Sipping hot cups of tea, we photographed many beautiful birds, and some vignettes of rural life in the mountains. Breakfast was at Shikhar Lodge, where we took time off to recharge our cameras and mobile phones. Neela Gurung who plays an active role in keeping the trekking routes along the Park garbage free, owns the Lodge. En route to Meghma, we spotted the white collared blackbird, stonechat, blue-fronted redstart, citrine wagtail, white-browed fulvetta and Himalayan griffon. By the time we reached the Buddhist monastery at Meghma, it was late afternoon. The road went down to the military barracks, our last stop on the route. Beyond this, we would ascend to Tonglu. But, thick grey clouds closed in, and in no time, heavy rains followed. We rushed back to our cottage and remained confined for the rest of the day.

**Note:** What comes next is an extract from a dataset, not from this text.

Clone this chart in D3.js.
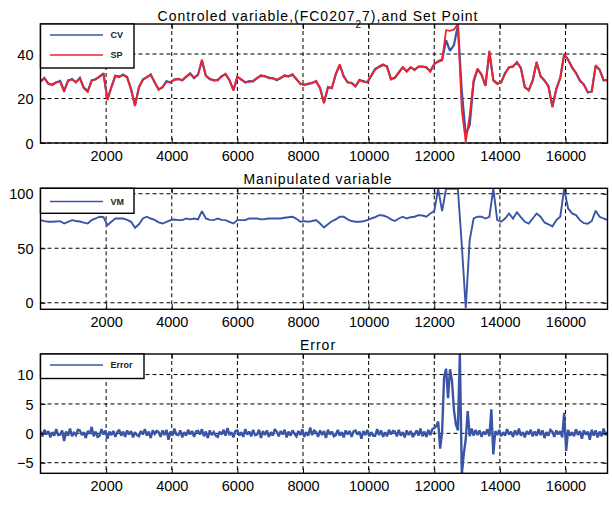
<!DOCTYPE html>
<html><head><meta charset="utf-8">
<script src="https://cdn.jsdelivr.net/npm/d3@7/dist/d3.min.js"></script>
<style>body{margin:0;background:#fff}svg{display:block}</style>
</head><body><svg id="chart" width="612" height="505"></svg>
<script>
// ---- data ----
const sampleStep = 120;      // samples every 120 ticks, 0 .. 17280
const xMax = 17280;
const xTicks = [2000, 4000, 6000, 8000, 10000, 12000, 14000, 16000];

const spValues = [
 27.5,29,26.8,26,27.5,27.5,23,28.3,28.5,27.5,
 29,24.5,23,28.3,28.5,30,31,19.2,25.3,30,
 30,30.5,29.8,23.8,16.6,25.3,28.3,29.8,30.5,27.5,
 23.8,25.3,27.5,27.5,28.3,29,28,30,31,29.5,
 30.5,37.5,30,29,28,28.5,29.8,31.2,28,23.5,
 30,28.3,27.5,27.5,28,29,30.5,29.8,29.5,28.9,
 28.5,29,30.5,29.8,31,28.5,26.8,26,26.8,26.8,
 28,24.5,17.8,25.3,24.5,31.2,35.4,29.8,27.5,26.8,
 25.3,28.5,27.5,27.5,30.5,33,34.5,35.4,34.2,28.5,
 29.5,31.5,34.2,32,34.2,32.7,34.5,34.2,34.2,32,
 35.7,36.5,37.2,50.7,50.4,51,53.4,14.8,0.5,12.5,
 28.3,33.5,30.5,26,41.5,28,26.5,27.5,31.2,34.2,
 34.2,36.5,33.5,25.3,23.5,28.3,36.5,29.8,28.3,25.3,
 16,24.5,29,40.2,37.2,34.2,31.2,28.3,26,23,
 23,35,32.7,28.5,28
];
const cvValues = [
 27.8,29.3,26.5,26.3,27.2,27.9,23.4,28,28.8,27.2,
 29.3,24.9,23.3,28,28.8,29.7,31.3,19.6,25,30.3,
 29.7,30.8,29.5,24.2,17,25,28.6,29.5,30.8,27.2,
 24.2,25,27.8,27.2,28.6,28.7,28.3,29.7,31.3,29.2,
 30.8,37,30.3,28.7,28.3,28.2,30.1,30.9,28.3,23.9,
 29.7,28.6,27.2,27.8,27.7,29.3,30.2,30.1,29.2,29.2,
 28.2,29.3,30.2,30.1,30.7,28.8,26.5,26.3,26.5,27.1,
 27.7,24.8,18.2,25,24.8,30.9,35,30.1,27.2,27.1,
 25.6,28.2,27.8,27.2,30.2,33.3,34.2,35.1,34.5,28.8,
 29.2,31.8,33.9,32.3,33.9,33,34.2,34.5,33.9,32.3,
 35.4,36.8,37.5,46.2,41.4,44,53,23,4,8,
 27.5,33.2,30.8,25.7,40.8,28.3,26.8,27.2,31.5,33.9,
 34.5,36.2,33.8,25,23.8,28,36.2,30.1,28,25.6,
 16.4,24.2,29.3,39.8,37.5,33.9,31.5,28,26.3,22.7,
 23.3,34.7,33,28.2,28.3
];
const vmValues = [
 75.8,74.9,74.3,74.3,74.6,74.9,72.7,74.3,75.8,75,
 74.5,73.5,72.7,75.8,77.3,78.9,78.5,71.2,74.3,77.3,
 77.3,77.3,76,74.3,68.8,72,77.3,78.9,77.3,76,
 73.7,72.7,74.3,75.8,76.4,75.8,75.8,77.3,76.5,77.3,
 76.5,84,77.3,76,75.8,77.3,76,75.8,74.3,72.7,
 75.8,75.8,75.8,77.3,77.3,77.3,76.5,76.8,77.3,77.3,
 77.3,77.3,78,78.5,78.9,77,74.3,74.9,74.3,75,
 75.8,72.7,69,72,74.8,76.5,78.9,78.9,76.5,75,
 74.3,74.3,74.8,75.8,77.3,78.5,80.4,80,78.9,76.5,
 75,77.3,78.9,77.3,78.5,78.9,80.4,80,78.9,81.9,
 84,104.5,84,104.5,104.5,104.5,104.5,52.9,-5,57.5,
 77.3,78.9,78.9,77.3,78.9,104.5,75.8,74.3,77.3,81.9,
 77.3,83,78.5,74.3,72.7,77.3,81.9,79,73.7,72,
 70,75.8,78.9,104.5,86.5,82,80.4,75.8,73,72.5,
 75,84.5,78.9,77.3,75.8
];
const errorStep = 60;
const errorValues = [
 0.3,-0.5,0.6,-0.2,0.4,-0.7,0.2,-0.4,0.7,-0.3,
 -0.2,0.5,-1.3,0.3,-0.4,0.8,-0.5,0.1,-0.3,0.6,
 0.5,-0.3,0.2,-0.8,0.4,-0.1,1.1,-0.5,0.3,-0.6,
 -0.4,0.7,-0.2,0.5,-0.9,0.3,-0.3,0.4,-0.6,0.2,
 0.6,-0.4,0.3,-0.6,0.5,-0.2,0.4,-0.7,0.2,-0.3,
 -0.5,0.4,-0.2,0.7,-0.4,0.3,-0.8,0.5,-0.1,0.4,
 0.2,-0.6,0.5,-0.3,0.6,-1.1,0.3,-0.4,0.8,-0.2,
 -0.3,0.5,-0.7,0.2,-0.4,0.6,-0.2,0.4,-0.6,0.3,
 0.4,-0.2,0.7,-0.5,0.3,-0.8,0.5,-0.3,0.2,-0.4,
 -0.6,0.3,-0.2,0.6,-0.4,0.9,-0.3,0.2,-0.7,0.4,
 0.5,-0.4,0.2,-0.6,0.7,-0.2,0.3,-0.5,0.6,-0.3,
 -0.2,0.6,-0.8,0.4,-0.3,0.5,-0.6,0.2,-0.4,0.7,
 0.3,-0.5,0.4,-0.2,0.6,-0.7,0.3,-0.4,0.5,-0.1,
 -0.5,0.4,-0.3,0.7,-0.6,0.2,-0.4,1.0,-0.3,0.5,
 0.2,-0.6,0.5,-0.3,0.4,-0.8,0.6,-0.2,0.3,-0.5,
 -0.3,0.6,-0.4,0.2,-0.7,0.5,-0.2,0.4,-0.6,0.3,
 0.5,-0.2,0.3,-0.9,0.4,-0.3,0.6,-0.5,0.2,-0.4,
 -0.4,0.7,-0.3,0.5,-0.6,0.2,-0.5,0.6,-0.2,0.4,
 0.3,-0.5,0.6,-0.4,0.2,-0.7,0.5,-0.3,0.4,-0.6,
 -0.2,0.5,-0.4,0.8,-0.5,0.3,-0.6,0.6,-0.3,0.7,
 0.9,1.2,2.0,-2.6,0.3,9.5,11,6,10.9,9,
 4,1.5,0.5,13.5,-7,-3.5,-1,3.8,-0.5,0.8,
 -0.4,0.6,-0.3,0.5,-0.6,0.3,-0.2,0.7,-0.5,4.1,
 -3.6,0.4,-0.3,0.6,-0.5,0.2,-0.4,0.7,-0.2,0.3,
 -0.6,0.5,-0.3,0.8,-0.4,0.2,-0.7,0.4,-0.2,0.6,
 -0.5,0.3,-0.4,0.7,-0.3,0.5,-0.8,0.2,-0.4,0.6,
 0.3,-0.6,0.5,-0.2,0.4,-0.7,3.5,-3.0,0.6,-0.4,
 0.2,-0.5,0.7,-0.3,0.4,-0.9,0.5,-0.2,0.3,-1.1,
 0.6,-0.4,0.5,-0.7,0.3,-0.5,0.8,-0.3,0.2
];
const yTicks1 = [0, 20, 40];
const yTicks2 = [0, 50, 100];
const yTicks3 = [-5, 0, 5, 10];
const legend1 = ["CV", "SP"];
const legend2 = ["VM"];
const legend3 = ["Error"];

// ---- drawing ----
const BLUE = "#3a55a6", RED = "#f2222c";
const svg = d3.select("#chart");
svg.append("rect").attr("width", 612).attr("height", 505).attr("fill", "#fff");

const x = d3.scaleLinear().domain([0, xMax]).range([40.5, 607.5]);

const panels = [
  {id: 1, top: 24, bottom: 143, domain: [0, 53.5], ticks: yTicks1, titleY: 21,
   series: [{v: cvValues, s: sampleStep, c: BLUE, w: 2.2}, {v: spValues, s: sampleStep, c: RED, w: 1.8}],
   legend: {w: 93.5, h: 44, rows: [11, 31], items: [[legend1[0], BLUE], [legend1[1], RED]]}},
  {id: 2, top: 188.3, bottom: 309.3, domain: [-6, 105], ticks: yTicks2, titleY: 184,
   series: [{v: vmValues, s: sampleStep, c: BLUE, w: 1.9}],
   legend: {w: 93.5, h: 25, rows: [13.2], items: [[legend2[0], BLUE]]}},
  {id: 3, top: 354, bottom: 473.3, domain: [-6.8, 13.5], ticks: yTicks3, titleY: 350,
   series: [{v: errorValues, s: errorStep, c: BLUE, w: 2.4}],
   legend: {w: 103.5, h: 24.5, rows: [11], items: [[legend3[0], BLUE]]}}
];

const FONT = "'Liberation Sans', Arial, sans-serif";

panels.forEach(p => {
  const y = d3.scaleLinear().domain(p.domain).range([p.bottom, p.top]);
  const g = svg.append("g");
  const L = x.range()[0], R = x.range()[1];

  g.append("clipPath").attr("id", "clip" + p.id)
    .append("rect").attr("x", L).attr("y", p.top).attr("width", R - L).attr("height", p.bottom - p.top);

  // grid
  const grid = g.append("g").attr("stroke", "#000").attr("stroke-width", 1).attr("stroke-dasharray", "4,3");
  xTicks.forEach(t => grid.append("line").attr("x1", x(t)).attr("x2", x(t)).attr("y1", p.top).attr("y2", p.bottom));
  p.ticks.forEach(t => grid.append("line").attr("x1", L).attr("x2", R).attr("y1", y(t)).attr("y2", y(t)));

  // series
  const plot = g.append("g").attr("clip-path", `url(#clip${p.id})`);
  p.series.forEach(s => {
    const line = d3.line().x((d, i) => x(i * s.s)).y(d => y(d));
    plot.append("path").attr("d", line(s.v)).attr("fill", "none")
      .attr("stroke", s.c).attr("stroke-width", s.w).attr("stroke-linejoin", "miter")
      .attr("stroke-miterlimit", 2);
  });

  // axes (MATLAB style box with inward ticks)
  const fmt = d3.format("d");
  const xAxB = d3.axisBottom(x).tickValues(xTicks).tickFormat(fmt).tickSizeInner(-5).tickSizeOuter(0).tickPadding(10);
  const xAxT = d3.axisTop(x).tickValues(xTicks).tickSizeInner(-5).tickSizeOuter(0).tickFormat("");
  const yAxL = d3.axisLeft(y).tickValues(p.ticks).tickFormat(fmt).tickSizeInner(-5).tickSizeOuter(0).tickPadding(8);
  const yAxR = d3.axisRight(y).tickValues(p.ticks).tickSizeInner(-5).tickSizeOuter(0).tickFormat("");
  const axB = g.append("g").attr("transform", `translate(0,${p.bottom})`).call(xAxB);
  g.append("g").attr("transform", `translate(0,${p.top})`).call(xAxT);
  const axL = g.append("g").attr("transform", `translate(${L},0)`).call(yAxL);
  g.append("g").attr("transform", `translate(${R},0)`).call(yAxR);
  g.selectAll(".domain").remove();
  g.selectAll(".tick line").attr("stroke", "#000");
  axB.selectAll("text").attr("font-family", FONT).attr("font-size", 14.5).attr("fill", "#000")
    .attr("dy", null).attr("y", 17.5);
  axL.selectAll("text").attr("font-family", FONT).attr("font-size", 14.5).attr("fill", "#000")
    .attr("dy", "0.36em").attr("x", -7);

  g.append("rect").attr("x", L).attr("y", p.top).attr("width", R - L).attr("height", p.bottom - p.top)
    .attr("fill", "none").attr("stroke", "#000").attr("stroke-width", 1.4);

  // legend
  const lg = g.append("g").attr("transform", `translate(${L},${p.top})`);
  lg.append("rect").attr("width", p.legend.w).attr("height", p.legend.h)
    .attr("fill", "#fff").attr("stroke", "#000").attr("stroke-width", 1.4);
  p.legend.items.forEach((it, i) => {
    const ry = p.legend.rows[i];
    lg.append("line").attr("x1", 9.5).attr("x2", 62.5).attr("y1", ry).attr("y2", ry)
      .attr("stroke", it[1]).attr("stroke-width", 1.4);
    lg.append("text").attr("x", 70).attr("y", ry).attr("dy", "0.35em")
      .attr("font-family", FONT).attr("font-size", 9).attr("font-weight", "bold")
      .attr("fill", "#222").text(it[0]);
  });
});

// titles
const tStyle = t => t.attr("font-family", FONT).attr("font-size", 14).attr("letter-spacing", "1px")
  .attr("text-anchor", "middle").attr("fill", "#000");
const t1 = svg.append("text").attr("x", 318).attr("y", panels[0].titleY).call(tStyle);
t1.append("tspan").text("Controled variable,(FC0207");
t1.append("tspan").attr("dy", 7).attr("font-size", 10).text("2");
t1.append("tspan").attr("dy", -7).text("7),and Set Point");
svg.append("text").attr("x", 318).attr("y", panels[1].titleY).call(tStyle).text("Manipulated variable");
svg.append("text").attr("x", 318).attr("y", panels[2].titleY).call(tStyle).text("Error");
</script></body></html>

On the last day at Singalila National Park, there was just time enough to soak in beauty of the pristine villages around, before we headed back to Tonglu. Kalipokhri is a small hamlet at an altitude of 3000 m en route to Sandakphu, and is deemed holy for Buddhists. Rimbik is a secluded village perched atop a hill overlooking river Rammam, which flows from Sikkim into West Bengal. Facing the majestic Himalayas, surrounded by green hills, tea gardens and conifers, and overrun with orchids, Rimbik is a rich tapestry of flora and fauna.
As one treks within the Park, between 2000 m and 3600 m, thickets of bamboo, oak, pine, hemlock, juniper, kawla, bhujpatra, silver fir, ferns and various flowering plants present itself. There are two flowering seasons, in spring (March-April) and the post-monsoon months (October-November). Rhododendron (Rhododendron ferrugineum) and Magnolia (Magnolia grandiflora) bloom in the springtime, while the lower forests are in full bloom in the post-monsoon period. The lower forests comprise primula (Primula vulgaris), geranium (Pelargonium hortorum), saxifraga (Saxifragacespitosa), bistort (Persicariabistorta), senecio (Senecio vulgaris), cotoneaster (Cotoneaster salicifolius) and over 600 varieties of orchids .

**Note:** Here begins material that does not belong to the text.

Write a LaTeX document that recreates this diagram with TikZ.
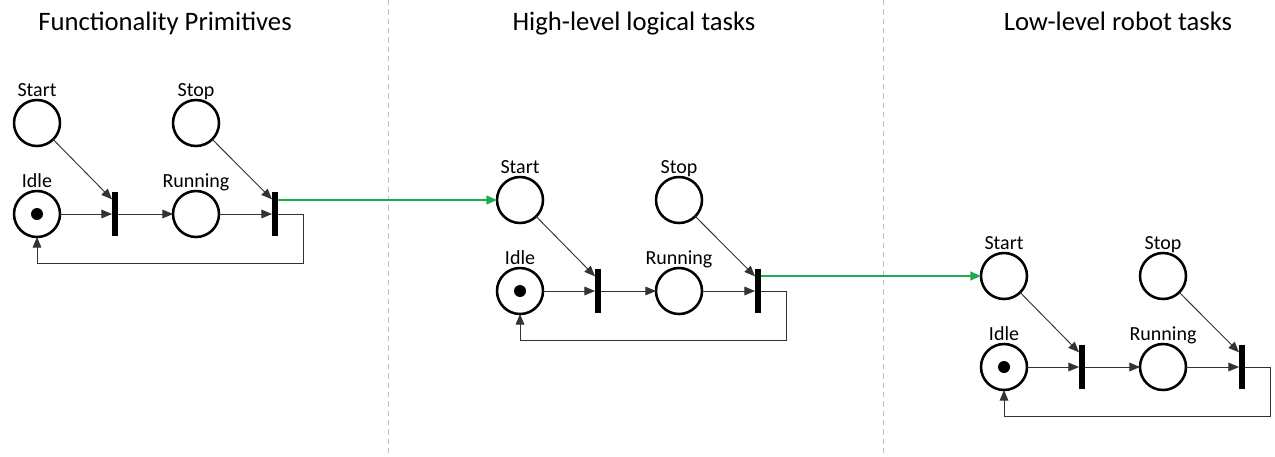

Soon, it was time to leave. A group photo proceeded the quick descend to Dhotrey. By noon we were enjoying platefuls of steamed momos. Home bound cars arrived and we bid the mountains a final adieu.
How to Reach
The nearest airport is Bagdogra (90 km from Darjeeling and 13 km from Siliguri).The nearest railway station is Ghoom, 31 km from Tonglu. National Highway 31A between Sevoke and Gangtok also passes through Darjeeling, and is one and a half hour journey by car from Manebhanjan, which is the entry point into Singalila National Park. There is another, though longer route via Mirik in Sikkim.